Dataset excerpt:
────────────────────
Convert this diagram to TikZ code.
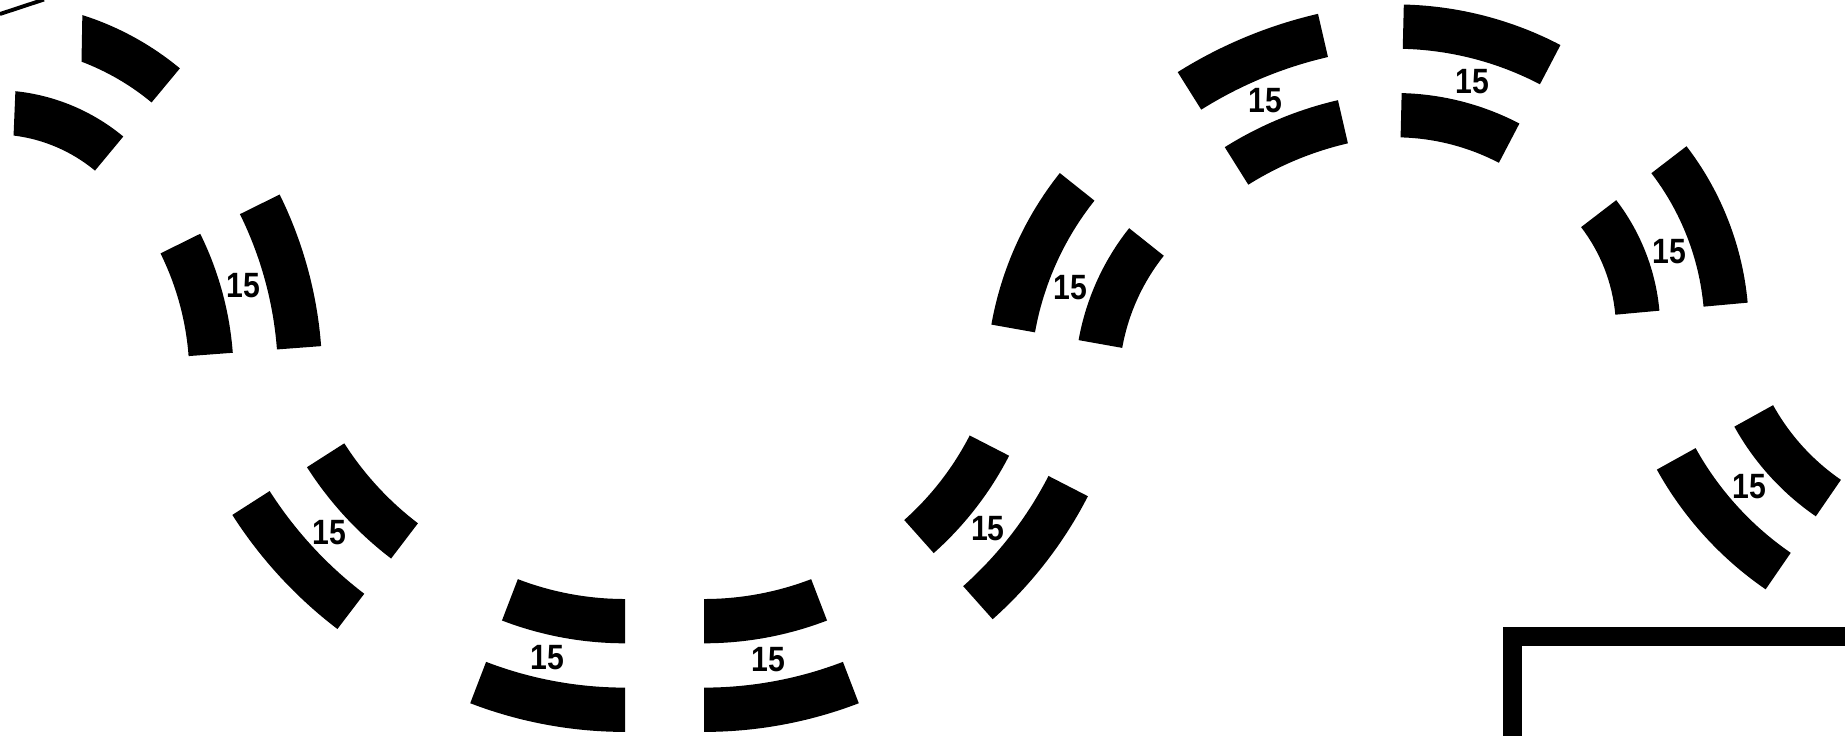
\documentclass[tikz,border=0pt]{standalone}
\usepackage{fontspec}
\setmainfont{Liberation Sans}
\usepackage{tikz}
\usetikzlibrary{calc}

\begin{document}
\begin{tikzpicture}[x=0.02cm, y=0.02cm,
    voie/.style={fill=black},
    etiq/.style={inner sep=0pt, font=\fontsize{20}{20}\selectfont\bfseries}]
    \useasboundingbox (0,0) rectangle (1845,-735);
    \clip (0,0) rectangle (1845,-735);

    % Bord en haut a gauche
    \coordinate (bord1) at (0,-14);
    \coordinate (bord2) at (44,0.5);
    \draw[line width=2.2pt] (bord1) -- (bord2);

    % Virage serre, coupe a gauche
    \coordinate (c-un) at (-5.3,-291.4);
    \fill[voie] (c-un) ++(50.3:289.9) arc[start angle=50.3, end angle=72.4, radius=289.9]
        -- ($(c-un)+(69.3:245.6)$) arc[start angle=69.3, end angle=50.3, radius=245.6] -- cycle;
    \fill[voie] (c-un) ++(50.3:201.3) arc[start angle=50.3, end angle=84.1, radius=201.3]
        -- ($(c-un)+(83.1:157)$) arc[start angle=83.1, end angle=50.3, radius=157] -- cycle;

    % Virages a deux voies
    \foreach \nom/\cx/\cy/\r/\a/\b/\l in {
        deux/-89.6/-377/279/4.3/26.3/15.3,
        trois/606.7/-275.5/311.5/212.6/232.7/222.8,
        quatre/625/-300/299/249/270/257.7,
        cinq/704/-300/299/270/291/280.1,
        six/710/-302/292/311.7/332.8/320.8,
        sept/1325/-384/206/141.5/169.9/159.2,
        huit/1421/-460/325/103/122.1/113.4,
        neuf/1395.1/-361.3/224/62.4/88.6/74.6,
        dix/1447/-330/169/5.2/37.5/19.5,
        onze/1965.5/-298.5/220/209/235.5/221}{
        \coordinate (c-\nom) at (\cx,\cy);
        \fill[voie] (c-\nom) ++(\a:\r) arc[start angle=\a, end angle=\b, radius=\r]
            -- ++(\b:44.3) arc[start angle=\b, end angle=\a, radius={\r+44.3}] -- cycle;
        \fill[voie] (c-\nom) ++(\a:{\r+88.6}) arc[start angle=\a, end angle=\b, radius={\r+88.6}]
            -- ++(\b:44.3) arc[start angle=\b, end angle=\a, radius={\r+132.9}] -- cycle;
        \path (c-\nom) ++(\l:{\r+66.5}) node[etiq] (lab-\nom) {\scalebox{0.86}[1]{15}};
    }

    % Cadre en bas a droite
    \coordinate (cadre1) at (1512.8,-636.2);
    \coordinate (cadre2) at (1950,-900);
    \draw[line width=10.8pt] (cadre1) rectangle (cadre2);
\end{tikzpicture}
\end{document}
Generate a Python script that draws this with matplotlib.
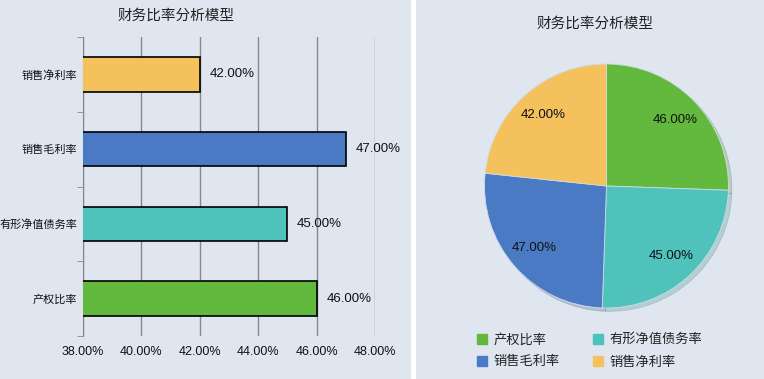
────────────────────
— THE EXERCISE —
Please reproduce the listing exactly from its opening line through the line that contains "-- ($(c-un)+(83.1:157)$) arc[start", both included, with all pictures omitted.

— ANSWER TO THIS TASK —
Convert this diagram to TikZ code.
\documentclass[tikz,border=0pt]{standalone}
\usepackage{fontspec}
\setmainfont{Liberation Sans}
\usepackage{tikz}
\usetikzlibrary{calc}

\begin{document}
\begin{tikzpicture}[x=0.02cm, y=0.02cm,
    voie/.style={fill=black},
    etiq/.style={inner sep=0pt, font=\fontsize{20}{20}\selectfont\bfseries}]
    \useasboundingbox (0,0) rectangle (1845,-735);
    \clip (0,0) rectangle (1845,-735);

    % Bord en haut a gauche
    \coordinate (bord1) at (0,-14);
    \coordinate (bord2) at (44,0.5);
    \draw[line width=2.2pt] (bord1) -- (bord2);

    % Virage serre, coupe a gauche
    \coordinate (c-un) at (-5.3,-291.4);
    \fill[voie] (c-un) ++(50.3:289.9) arc[start angle=50.3, end angle=72.4, radius=289.9]
        -- ($(c-un)+(69.3:245.6)$) arc[start angle=69.3, end angle=50.3, radius=245.6] -- cycle;
    \fill[voie] (c-un) ++(50.3:201.3) arc[start angle=50.3, end angle=84.1, radius=201.3]
        -- ($(c-un)+(83.1:157)$) arc[start angle=83.1, end angle=50.3, radius=157] -- cycle;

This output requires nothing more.